[BEGIN EXCERPTED DATA]
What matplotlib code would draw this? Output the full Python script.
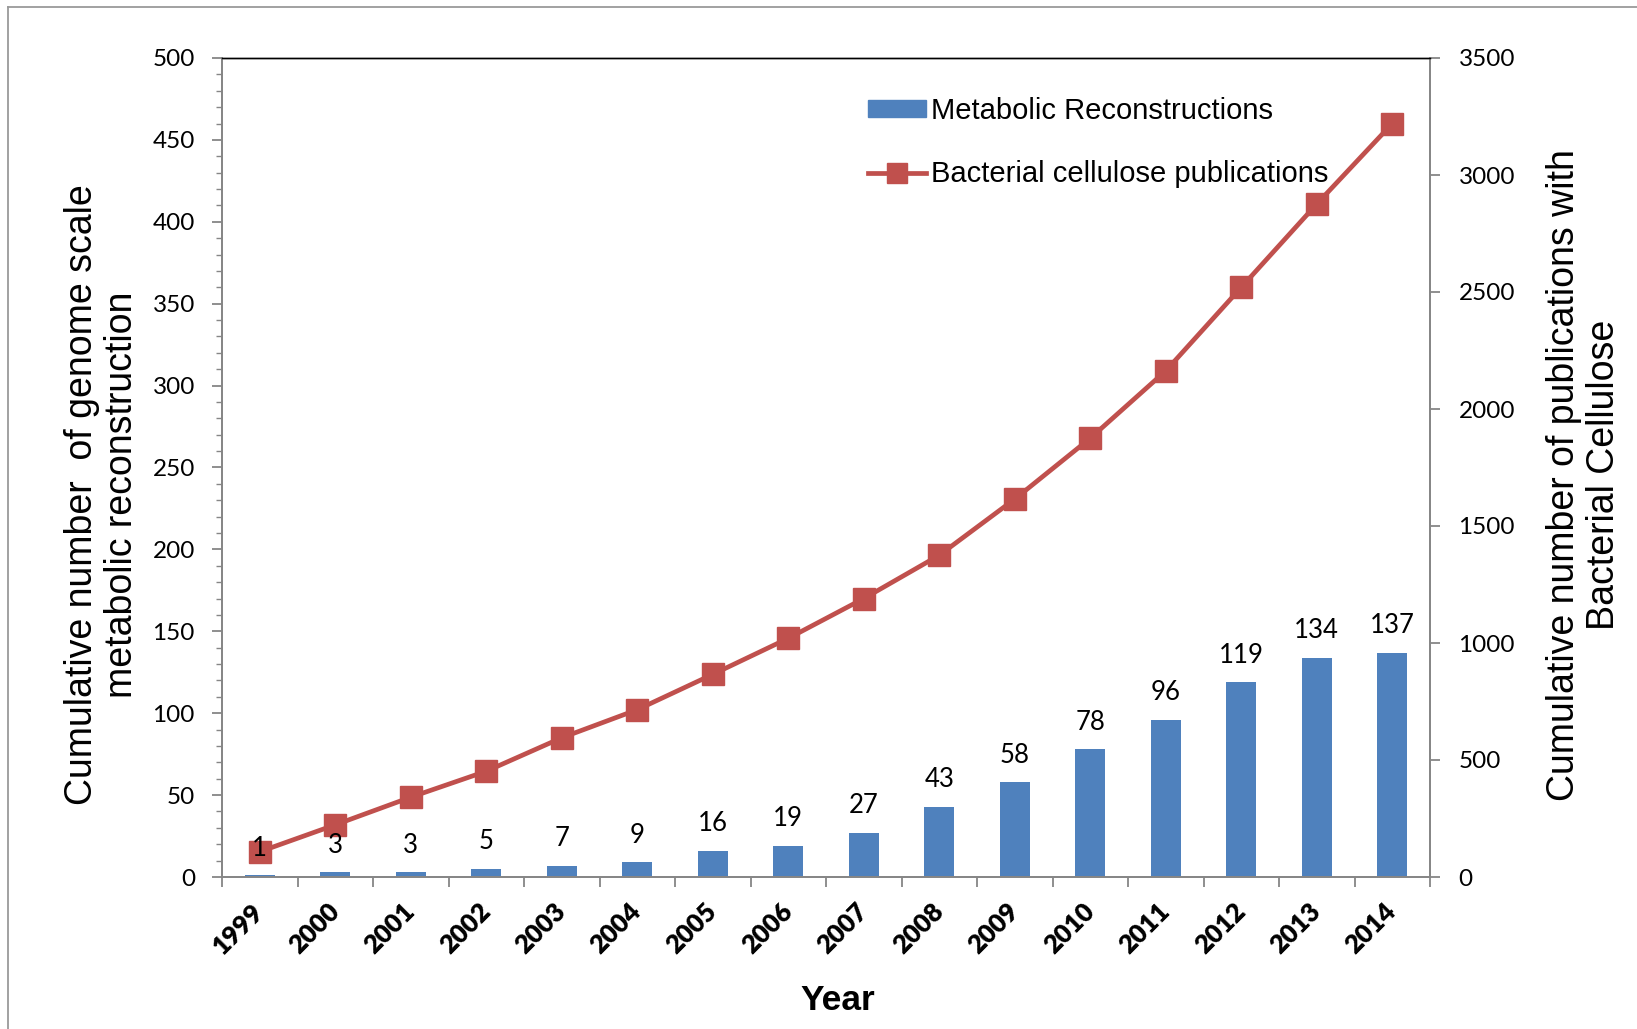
import matplotlib
matplotlib.use("Agg")
import matplotlib.pyplot as plt
from matplotlib.ticker import MultipleLocator, FixedLocator
from matplotlib.lines import Line2D

# Cumulative counts per year
years = ["1999", "2000", "2001", "2002", "2003", "2004", "2005", "2006",
         "2007", "2008", "2009", "2010", "2011", "2012", "2013", "2014"]
reconstructions = [1, 3, 3, 5, 7, 9, 16, 19, 27, 43, 58, 78, 96, 119, 134, 137]
publications = [108, 223, 341, 452, 595, 715, 866, 1020, 1190, 1375,
                1615, 1875, 2163, 2520, 2876, 3220]

BAR_COLOR = "#4F81BD"
LINE_COLOR = "#C0504D"
AXIS_GRAY = "#868686"
NUM_FONT = "Lato"
TXT_FONT = "Liberation Sans"

W, H = 1637, 1029
fig = plt.figure(figsize=(W / 100, H / 100), dpi=100)

# axes box in pixel coordinates
x0, x1, y_top, y_bot = 222, 1430, 58, 877
ax = fig.add_axes([x0 / W, 1 - y_bot / H, (x1 - x0) / W, (y_bot - y_top) / H])
ax2 = ax.twinx()

xs = list(range(len(years)))
ax.bar(xs, reconstructions, width=0.4, color=BAR_COLOR, zorder=2)
ax2.plot(xs, publications, color=LINE_COLOR, lw=3.4, marker="s",
         markersize=16, markeredgecolor=LINE_COLOR, zorder=3)

ax.set_xlim(-0.5, len(years) - 0.5)
ax.set_ylim(0, 500)
ax2.set_ylim(0, 3500)

# bar value labels, drawn above everything
for i, v in enumerate(reconstructions):
    ax2.annotate(str(v), xy=(i, v), xycoords=ax.transData,
                 xytext=(0, 14), textcoords="offset points",
                 ha="center", va="baseline", fontsize=18.5,
                 family=NUM_FONT, color="black", zorder=10)

# spines
for a in (ax, ax2):
    a.spines["top"].set_color("black")
    a.spines["top"].set_linewidth(1.0)
    a.spines["left"].set_color(AXIS_GRAY)
    a.spines["bottom"].set_color(AXIS_GRAY)
    a.spines["right"].set_color(AXIS_GRAY)
    for s in ("left", "bottom", "right"):
        a.spines[s].set_linewidth(1.3)

# left axis ticks
ax.yaxis.set_major_locator(MultipleLocator(50))
ax.yaxis.set_minor_locator(MultipleLocator(10))
ax.tick_params(axis="y", which="major", direction="out", length=7.5,
               width=1.3, color=AXIS_GRAY, pad=12, labelsize=17.5)
ax.tick_params(axis="y", which="minor", direction="out", length=4.5,
               width=1.0, color=AXIS_GRAY)
for lab in ax.get_yticklabels():
    lab.set_family(NUM_FONT)

# right axis ticks
ax2.yaxis.set_major_locator(MultipleLocator(500))
ax2.tick_params(axis="y", which="major", direction="out", length=7.5,
                width=1.3, color=AXIS_GRAY, pad=13, labelsize=17.5)
for lab in ax2.get_yticklabels():
    lab.set_family(NUM_FONT)

# x axis: labels at category centres, tick marks at boundaries
ax.xaxis.set_major_locator(FixedLocator(xs))
ax.xaxis.set_minor_locator(FixedLocator([i - 0.5 for i in range(len(years) + 1)]))
ax.set_xticks(xs)
ax.set_xticklabels(years)
ax.tick_params(axis="x", which="major", length=0, pad=22, labelsize=18.5)
ax.tick_params(axis="x", which="minor", direction="out", length=7,
               width=1.3, color=AXIS_GRAY)
for lab in ax.get_xticklabels():
    lab.set_family(NUM_FONT)
    lab.set_fontweight("heavy")
    lab.set_rotation(45)
    lab.set_ha("right")
    lab.set_va("center")
    lab.set_rotation_mode("anchor")

# axis titles
fig.text(102 / W, 1 - 495 / H,
         "Cumulative number  of genome scale\nmetabolic reconstruction",
         rotation=90, ha="center", va="center", multialignment="center",
         fontsize=27, family=TXT_FONT, linespacing=1.15)
fig.text(1584 / W, 1 - 475 / H,
         "Cumulative number of publications with\nBacterial Cellulose",
         rotation=90, ha="center", va="center", multialignment="center",
         fontsize=27, family=TXT_FONT, linespacing=1.15)
fig.text(838 / W, 1 - 1001 / H, "Year", ha="center", va="center",
         fontsize=25.5, fontweight="bold", family=TXT_FONT)

# legend
handles = [
    plt.Rectangle((0, 0), 1, 1, color=BAR_COLOR),
    Line2D([0], [0], color=LINE_COLOR, lw=3.4, marker="s", markersize=14,
           markeredgecolor=LINE_COLOR),
]
fig.legend(handles, ["Metabolic Reconstructions", "Bacterial cellulose publications"],
           loc="upper left", bbox_to_anchor=(868 / W, 1 - 97 / H),
           frameon=False, prop={"family": TXT_FONT, "size": 21},
           handlelength=2.0, handleheight=0.5, handletextpad=0.15,
           labelspacing=1.2, borderpad=0, borderaxespad=0)

# outer chart border (left and top edges)
fig.add_artist(Line2D([8 / W, 8 / W], [0, 1 - 7 / H], transform=fig.transFigure,
                      color="#9a9a9a", lw=1.3))
fig.add_artist(Line2D([8 / W, 1], [1 - 7 / H, 1 - 7 / H], transform=fig.transFigure,
                      color="#9a9a9a", lw=1.3))

fig.savefig("out.png", dpi=100, facecolor="white")
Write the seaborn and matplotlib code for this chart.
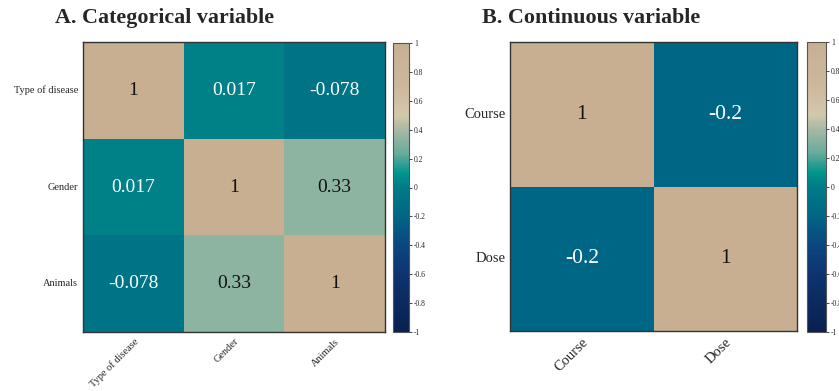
import numpy as np
import pandas as pd
import matplotlib
matplotlib.use('Agg')
import matplotlib.pyplot as plt
import seaborn as sns
from matplotlib.colors import LinearSegmentedColormap

# correlation values
cat_vars = ['Type of disease', 'Gender', 'Animals']
cat_corr = [[1, 0.017, -0.078],
            [0.017, 1, 0.33],
            [-0.078, 0.33, 1]]
cont_vars = ['Course', 'Dose']
cont_corr = [[1, -0.2],
             [-0.2, 1]]
cbar_ticks = [-1, -0.8, -0.6, -0.4, -0.2, 0, 0.2, 0.4, 0.6, 0.8, 1]

sns.set_style('white')
plt.rcParams['font.family'] = ['Liberation Serif', 'DejaVu Serif']
plt.rcParams['axes.unicode_minus'] = False

# navy -> teal -> beige -> tan
cmap = LinearSegmentedColormap.from_list('corr', [
    (0.0, '#0a2050'),
    (0.2, '#0d3470'),
    (0.3, '#0b4680'),
    (0.4, '#006686'),
    (0.5, '#007c87'),
    (0.55, '#00968c'),
    (0.62, '#6aab9c'),
    (0.7, '#a6b9a5'),
    (0.75, '#d3c8aa'),
    (0.85, '#cdb89c'),
    (1.0, '#c8af92'),
])

df_a = pd.DataFrame(cat_corr, index=cat_vars, columns=cat_vars)
df_b = pd.DataFrame(cont_corr, index=cont_vars, columns=cont_vars)

fig = plt.figure(figsize=(8.39, 3.91), dpi=100)
W, H = 839, 391

def box(x0, y0, x1, y1):
    return [x0 / W, 1 - y1 / H, (x1 - x0) / W, (y1 - y0) / H]

ax_a = fig.add_axes(box(83, 42, 385, 332))
cax_a = fig.add_axes(box(393, 43, 409, 332))
ax_b = fig.add_axes(box(510, 42, 797, 331))
cax_b = fig.add_axes(box(807, 42, 826, 332))

panels = [
    (ax_a, cax_a, df_a, 'A. Categorical variable', 7.5, 14, 55),
    (ax_b, cax_b, df_b, 'B. Continuous variable', 10.5, 15.5, 482),
]

for ax, cax, df, title, lab_size, ann_size, title_x in panels:
    sns.heatmap(df, ax=ax, cbar_ax=cax, cmap=cmap, vmin=-1, vmax=1,
                annot=True, fmt='.2g', annot_kws={'size': ann_size})
    # dark text on the light cells, white on the teal/blue ones
    for txt, v in zip(ax.texts, df.values.ravel()):
        txt.set_color('#111111' if v >= 0.3 else 'white')
    ax.tick_params(length=0, labelsize=lab_size)
    ax.set_yticklabels(ax.get_yticklabels(), rotation=0)
    ax.set_xticklabels(ax.get_xticklabels(), rotation=45, ha='right',
                       rotation_mode='anchor')
    for s in ax.spines.values():
        s.set_visible(True)
        s.set_color('#333333')
        s.set_linewidth(1)
    cbar = ax.collections[0].colorbar
    cbar.set_ticks(cbar_ticks)
    cbar.set_ticklabels(['%g' % t for t in cbar_ticks])
    cbar.ax.tick_params(labelsize=5.5, length=2.5, width=0.6, pad=1)
    cbar.outline.set_visible(True)
    cbar.outline.set_edgecolor('#555555')
    cbar.outline.set_linewidth(0.8)
    fig.text(title_x / W, 1 - 18 / H, title, fontsize=15.8,
             fontweight='bold', va='center', ha='left')

fig.savefig('out.png', dpi=100)
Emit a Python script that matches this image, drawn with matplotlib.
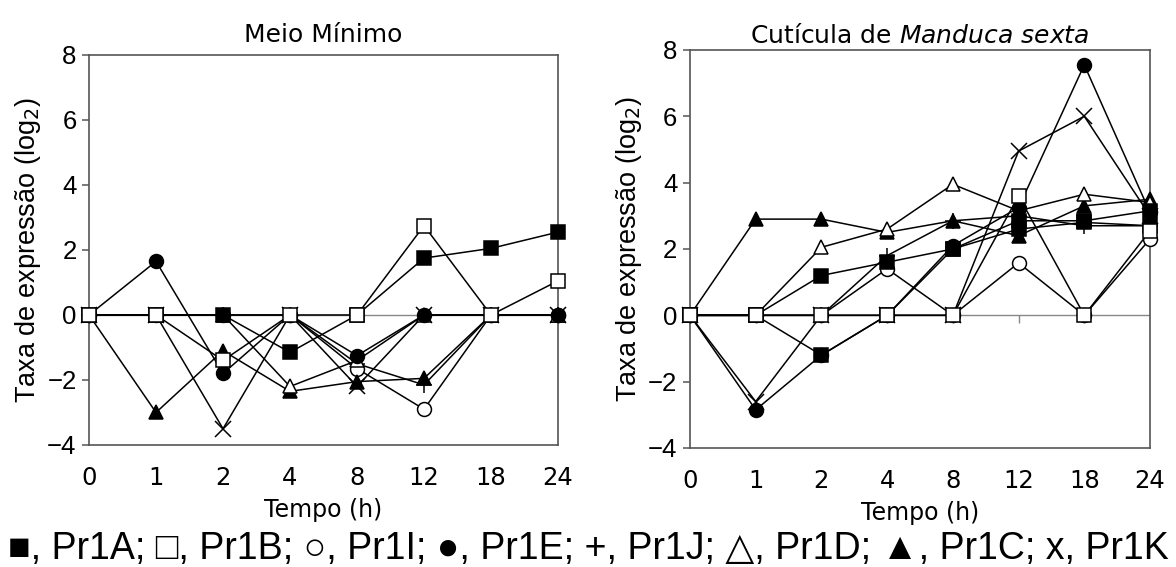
[END EXCERPTED DATA]
SET EXERCISE - Retype the records above word for word, from their first line through the line containing "1615, 1875, 2163, 2520, 2876, 3220]", and leave out every picture.

EXERCISE OUTPUT -
What matplotlib code would draw this? Output the full Python script.
import matplotlib
matplotlib.use("Agg")
import matplotlib.pyplot as plt
from matplotlib.ticker import MultipleLocator, FixedLocator
from matplotlib.lines import Line2D

# Cumulative counts per year
years = ["1999", "2000", "2001", "2002", "2003", "2004", "2005", "2006",
         "2007", "2008", "2009", "2010", "2011", "2012", "2013", "2014"]
reconstructions = [1, 3, 3, 5, 7, 9, 16, 19, 27, 43, 58, 78, 96, 119, 134, 137]
publications = [108, 223, 341, 452, 595, 715, 866, 1020, 1190, 1375,
                1615, 1875, 2163, 2520, 2876, 3220]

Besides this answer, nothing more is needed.